Conversion between Short Weierstass Curve Model and Montgomery Curves Model

First of all to make this conversion from Short Weierstrass to Mongomery model it is needed to compute a point of order 2: $(\alpha,0)$ such that there exists beta in the field K which verifies:

$3 \alpha^2 + a = \beta^2$

Thus it is possible when there are 3 points of order 2 defined in K that only one of them satisfies this condition, some examples can be found in the vector tests of this software.

We denote the representations:

$B \times y^2 = x^3 + A \times x^2 + x$ for the Montgomery curve $M_{A,B}$
$v^2 = u^3 + a \times u + b$ for the Short Weierstrass curve $W_{a,b}$

Then the choice of $\alpha$ and $\beta$ determines the following isomorphism between a Short Weierstrass curve and a Montgomery curve:

$(u,v) \mapsto (x,y)=((u-\alpha)/\beta,v/\beta)$ for the Montgomery curve $M_{3 \alpha, 1 /\beta}$

For the reverse isomorphism id est the one from the Montgomery Curve $M_{A,B}$ to the (unique) corresponding Short Weierstrass curve we have:

$(x,y) \mapsto (u,v)=((x+A/3)/B,x/B)$ for the Sort Weierstrass curve $E_{1/B^2(1-A^2/3), (A/(3B^3)(2 A^2/9 -1))}$

It can be easier for the reader to understand this isomorphism to have in mind that

$(A/3B,1/B) \mapsto (\alpha,\beta)$

and using the fact we have then to solve the followings two equations to find a and b:

$3 \alpha^2 + a = \beta^2;$
$\alpha^3 + a \times \alpha + b = 0.$

More details are in [CS17,§2.4], [OKS00,§4].

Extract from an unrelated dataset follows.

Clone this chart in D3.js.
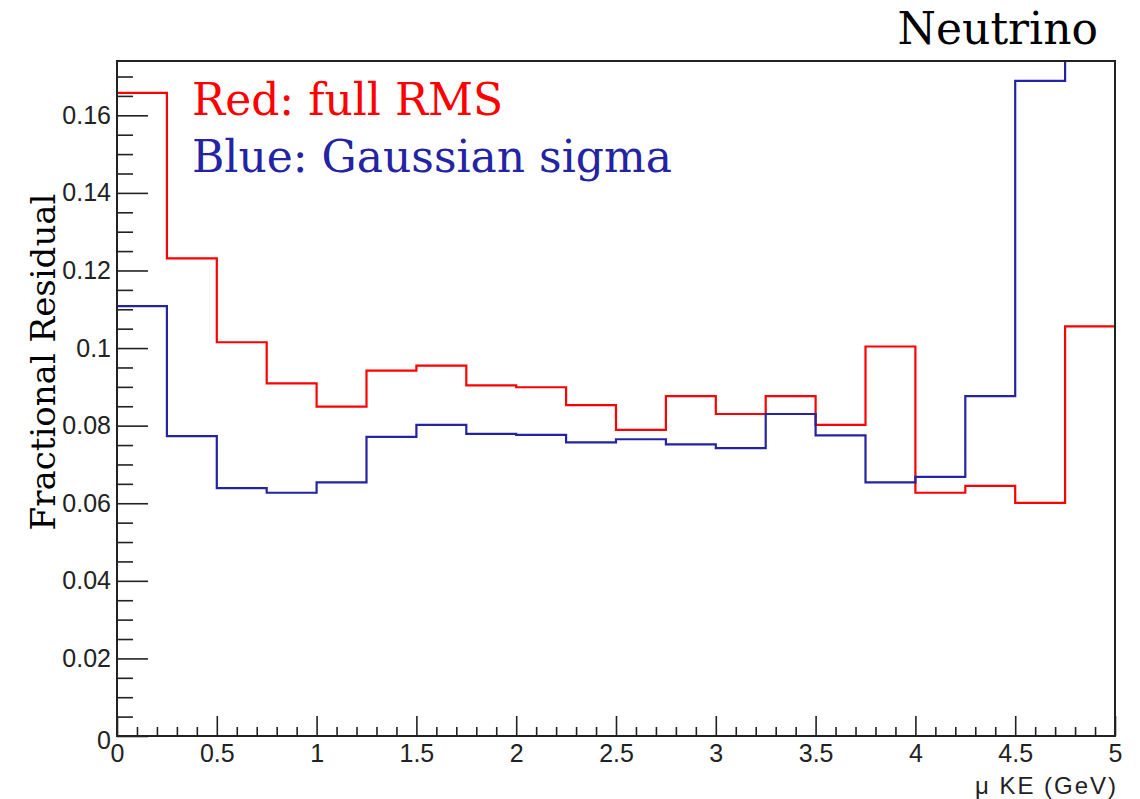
<!DOCTYPE html>
<html>
<head>
<meta charset="utf-8">
<script src="https://cdn.jsdelivr.net/npm/d3@7"></script>
<style>
	body { margin: 0; background: #fff; }
	svg { display: block; }
	.tick text { font-family: "Liberation Sans", Arial, sans-serif; fill: #222; }
</style>
</head>
<body>
<svg></svg>
<script>
/* 数据: 每个 bin 的下沿 (GeV) 与两条直方图的值 */
const binLow = [0, 0.25, 0.5, 0.75, 1, 1.25, 1.5, 1.75, 2, 2.25,
	2.5, 2.75, 3, 3.25, 3.5, 3.75, 4, 4.25, 4.5, 4.75];
const binHigh = 5;
const redValues = [0.1658, 0.1231, 0.1015, 0.0909, 0.0849, 0.0942, 0.0955, 0.0904, 0.0899, 0.0853,
	0.0789, 0.0876, 0.0830, 0.0876, 0.0802, 0.1004, 0.0627, 0.0645, 0.0601, 0.1056];
const blueValues = [0.1108, 0.0773, 0.0639, 0.0627, 0.0654, 0.0771, 0.0802, 0.0779, 0.0776, 0.0757,
	0.0765, 0.0752, 0.0742, 0.0830, 0.0775, 0.0654, 0.0668, 0.0876, 0.1689, 0.2000];

const xMajorTicks = [0, 0.5, 1, 1.5, 2, 2.5, 3, 3.5, 4, 4.5, 5];
const yMajorTicks = [0, 0.02, 0.04, 0.06, 0.08, 0.1, 0.12, 0.14, 0.16];
const xDomain = [0, 5];
const yDomain = [0, 0.174];

const titleText = 'Neutrino';
const legendLines = ['Red: full RMS', 'Blue: Gaussian sigma'];
const xTitle = 'μ KE (GeV)';
const yTitle = 'Fractional Residual';

/* 常参数定义 */
const svgWidth = 1140, svgHeight = 799;
const frame = {'L': 117, 'R': 1115, 'T': 61, 'B': 736};
const redColor = '#ff0000', blueColor = '#2323a3';
const serif = '"DejaVu Serif", serif';
const sans = '"Liberation Sans", Arial, sans-serif';

const svg = d3.select('svg')
	.attr('width', svgWidth)
	.attr('height', svgHeight);

const x = d3.scaleLinear().domain(xDomain).range([frame.L, frame.R]);
const y = d3.scaleLinear().domain(yDomain).range([frame.B, frame.T]);

svg.append('defs').append('clipPath')
	.attr('id', 'frameClip')
	.append('rect')
	.attr('x', frame.L)
	.attr('y', frame.T)
	.attr('width', frame.R - frame.L)
	.attr('height', frame.B - frame.T);

/* 刻度: 主刻度带标签, 次刻度不带 */
const fmt = (d) => String(+d.toFixed(3));
const xMinor = d3.range(0, 5.0001, 0.1).map((d) => +d.toFixed(2))
	.filter((d) => !xMajorTicks.includes(d));
const yMinor = d3.range(0, 0.1741, 0.005).map((d) => +d.toFixed(3))
	.filter((d) => !yMajorTicks.includes(d));

svg.append('g')
	.attr('transform', `translate(0,${frame.B})`)
	.call(d3.axisBottom(x).tickValues(xMinor).tickSize(-9).tickFormat(''))
	.call((g) => g.select('.domain').remove())
	.selectAll('line').attr('stroke', '#222').attr('stroke-width', 1.6);
const xAxis = svg.append('g')
	.attr('transform', `translate(0,${frame.B})`)
	.call(d3.axisBottom(x).tickValues(xMajorTicks).tickSize(-20).tickPadding(8).tickFormat(fmt));
xAxis.select('.domain').remove();
xAxis.selectAll('line').attr('stroke', '#222').attr('stroke-width', 1.6);
xAxis.selectAll('text').style('font-size', '25px');

svg.append('g')
	.attr('transform', `translate(${frame.L},0)`)
	.call(d3.axisLeft(y).tickValues(yMinor).tickSize(-16).tickFormat(''))
	.call((g) => g.select('.domain').remove())
	.selectAll('line').attr('stroke', '#222').attr('stroke-width', 1.6);
const yAxis = svg.append('g')
	.attr('transform', `translate(${frame.L},0)`)
	.call(d3.axisLeft(y).tickValues(yMajorTicks).tickSize(-31).tickPadding(6).tickFormat(fmt));
yAxis.select('.domain').remove();
yAxis.selectAll('line').attr('stroke', '#222').attr('stroke-width', 1.6);
yAxis.selectAll('text').style('font-size', '25px');
/* ROOT 把纵轴的 0 稍微往下放 */
yAxis.selectAll('.tick').filter((d) => d === 0).select('text').attr('dy', '0.5em');

/* 直方图 (阶梯线) */
const stepLine = d3.line()
	.x((d) => x(d[0]))
	.y((d) => y(d[1]))
	.curve(d3.curveStepAfter);
function histPoints(values) {
	let pts = binLow.map((lo, i) => [lo, values[i]]);
	pts.push([binHigh, values[values.length - 1]]);
	return pts;
}
const hists = svg.append('g').attr('clip-path', 'url(#frameClip)');
[[redValues, redColor], [blueValues, blueColor]].forEach(function (h) {
	hists.append('path')
		.attr('d', stepLine(histPoints(h[0])))
		.attr('fill', 'none')
		.attr('stroke', h[1])
		.attr('stroke-width', 2.2);
});

/* 边框 */
svg.append('rect')
	.attr('x', frame.L)
	.attr('y', frame.T)
	.attr('width', frame.R - frame.L)
	.attr('height', frame.B - frame.T)
	.attr('fill', 'none')
	.attr('stroke', '#222')
	.attr('stroke-width', 2);

/* 文字 */
svg.append('text')
	.attr('x', 1098)
	.attr('y', 44)
	.attr('text-anchor', 'end')
	.style('font-family', serif)
	.style('font-size', '44px')
	.text(titleText);

svg.selectAll('.legendText')
	.data(legendLines)
	.enter()
	.append('text')
	.attr('class', 'legendText')
	.attr('x', 192)
	.attr('y', (d, i) => 115 + i * 57)
	.attr('fill', (d, i) => i === 0 ? redColor : blueColor)
	.style('font-family', serif)
	.style('font-size', '44px')
	.text((d) => d);

svg.append('text')
	.attr('x', 1116)
	.attr('y', 794)
	.attr('text-anchor', 'end')
	.attr('fill', '#222')
	.style('font-family', sans)
	.style('font-size', '24px')
	.attr('textLength', 141)
	.attr('lengthAdjust', 'spacing')
	.text(xTitle);

svg.append('text')
	.attr('transform', 'translate(55,362) rotate(-90)')
	.attr('text-anchor', 'middle')
	.style('font-family', serif)
	.style('font-size', '34px')
	.text(yTitle);
</script>
</body>
</html>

Conversion between Twisted Edwards Curve Model and Montgomery Curve Model

We denote the representations:

$B \times y^2 = x^3 + A \times x^2 + x$ for the Montgomery curve $M_{A,B}$
$a u^2 + v^2 = 1 + d \times u^2 v^2$ for the Twisted Edwards curve $Ed_{a,d}$

For the isomorphism from a Montgomery curve $M_{A,B}$ to a twisted Edwards curve we use the following isomorphism:

$(x,y) \mapsto (u,v)=(x/y,(x-1)/(x+1))$ for the twisted Edwards curve $Ed_{(A + 2)/B,(A - 2)/B}$

The reverse isomorphism from the twisted Edwards curve $Ed_{a,d}$ to a Montgomery curve is:

$(u,v) \mapsto (x,y)=((1+v)/(1-v),(1+v)/((1-v)u))$ for the Montgomery curve $M_{2(a + d)/(a-d),4/(a-d)}$ .

More details are in [CS17,§2.5], [BBL+08,§3].